Bayer acknowledged that social media “makes up a significant part of our students’ communication with those around them.”

Nevertheless, he was shocked and shaken up by the seeming callousness of the act.

“What I cannot understand - what I refuse to understand - is how anyone could choose to create an anonymous account and cowardly post something, knowing full well it will hurt another person. That is the very definition of cruelty and I have to hope that there are enough people out there who will stand up to this,” he wrote.

Both students and parents reached out to the district, either through email or its Anonymous Alerts system, he said.

Based on the intensity of the outrage, he said, “it is clear that the vast majority of people in our community denounce this behavior and remain vigilant in making sure that it gets reported to school officials and law enforcement so that it can be stopped.”

Bayer said he was heartened by the number of students responding to the vile posts who “defended one another and stood up to this form of bullying and harassment.”

This shows, he added, that “when faced with negative behaviors such as this, the overwhelming majority of our students do the right thing.”

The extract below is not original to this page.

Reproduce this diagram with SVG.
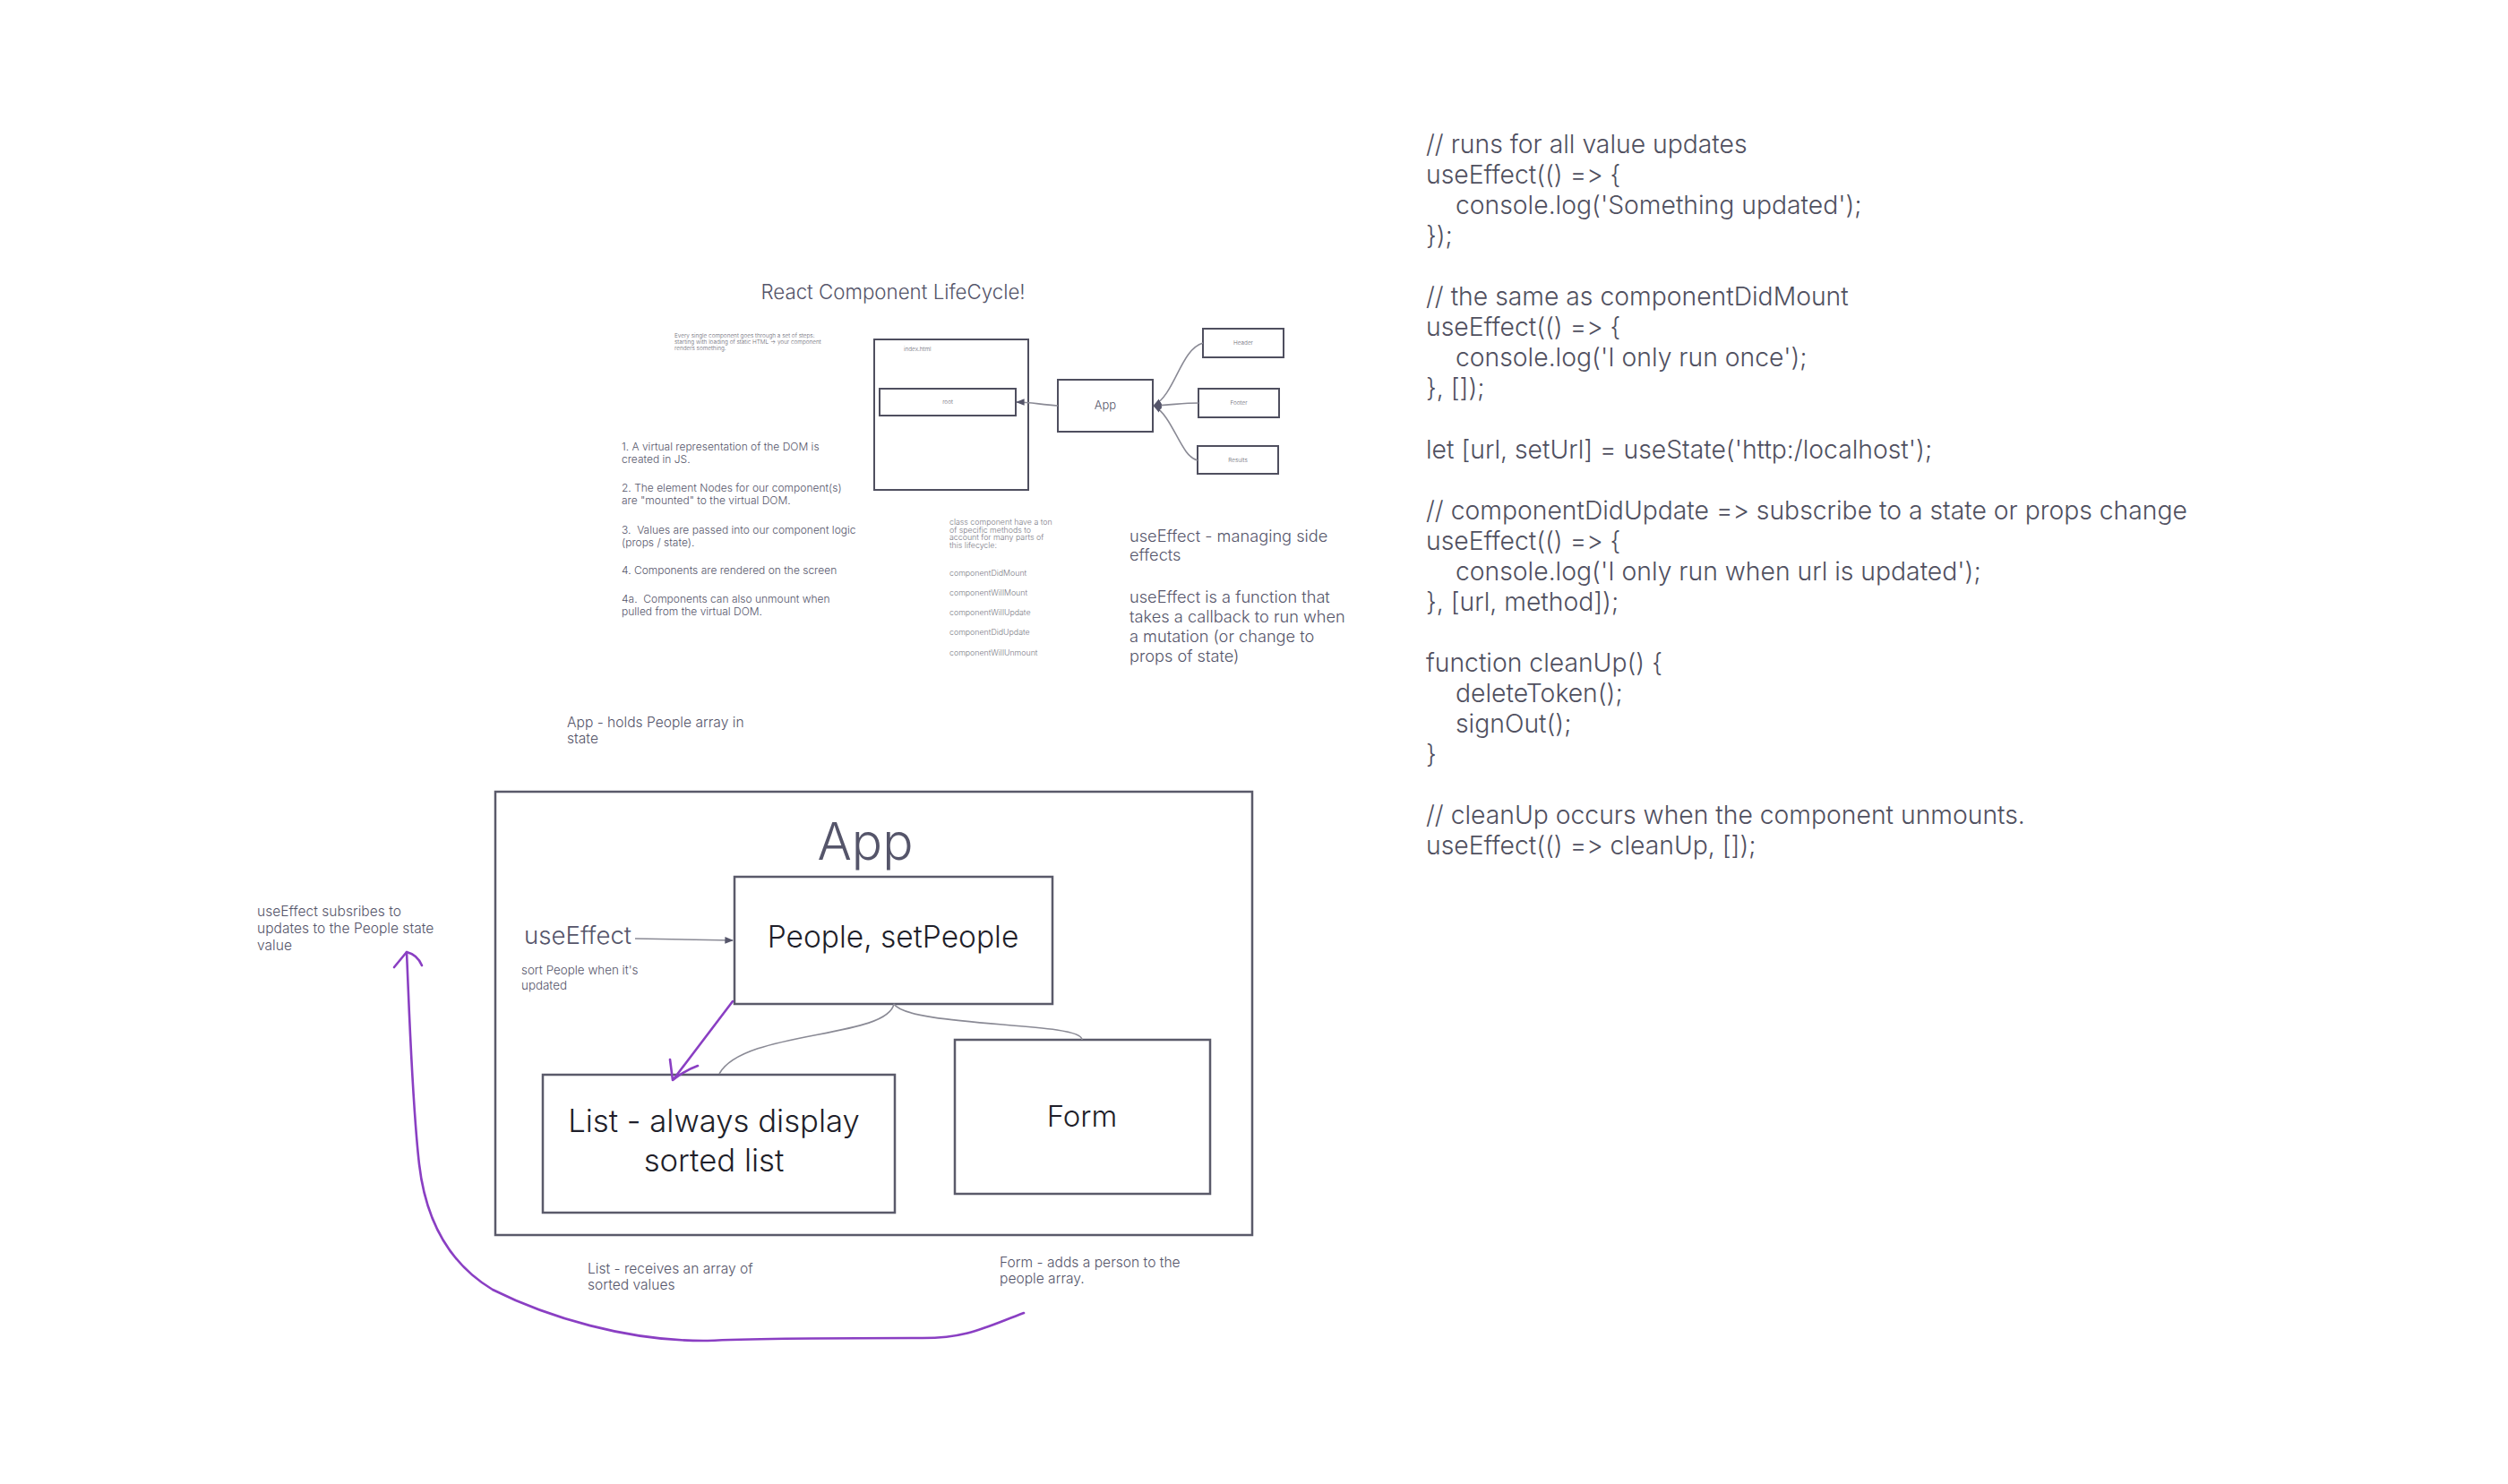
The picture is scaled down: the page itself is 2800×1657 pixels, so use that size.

“One of the most basic human needs is to feel safe. As a district and as a school, we work hard every day to make sure that every single student who walks through our front doors feels safe and knows that they are valued and cared for,” Bayer said.

The school district has reported the two accounts directly to Instagram and to law enforcement officials. An investigation has been launched.

It is asking anyone with any information about who the author of the accounts is to “reach out.”

All reports will be kept confidential, Bayer promised.

“Whether your child is a participant, a victim, an innocent bystander, or not even aware the accounts exist, this is an opportunity to have an important conversation about the power of our words and their impact on those around us,” he said.

Calling the situation a “teachable moment for our children,” Bayer said he hoped that “if our students can put themselves in the shoes of a classmate, then they will realize that words can hurt and that their actions can have devastating consequences.”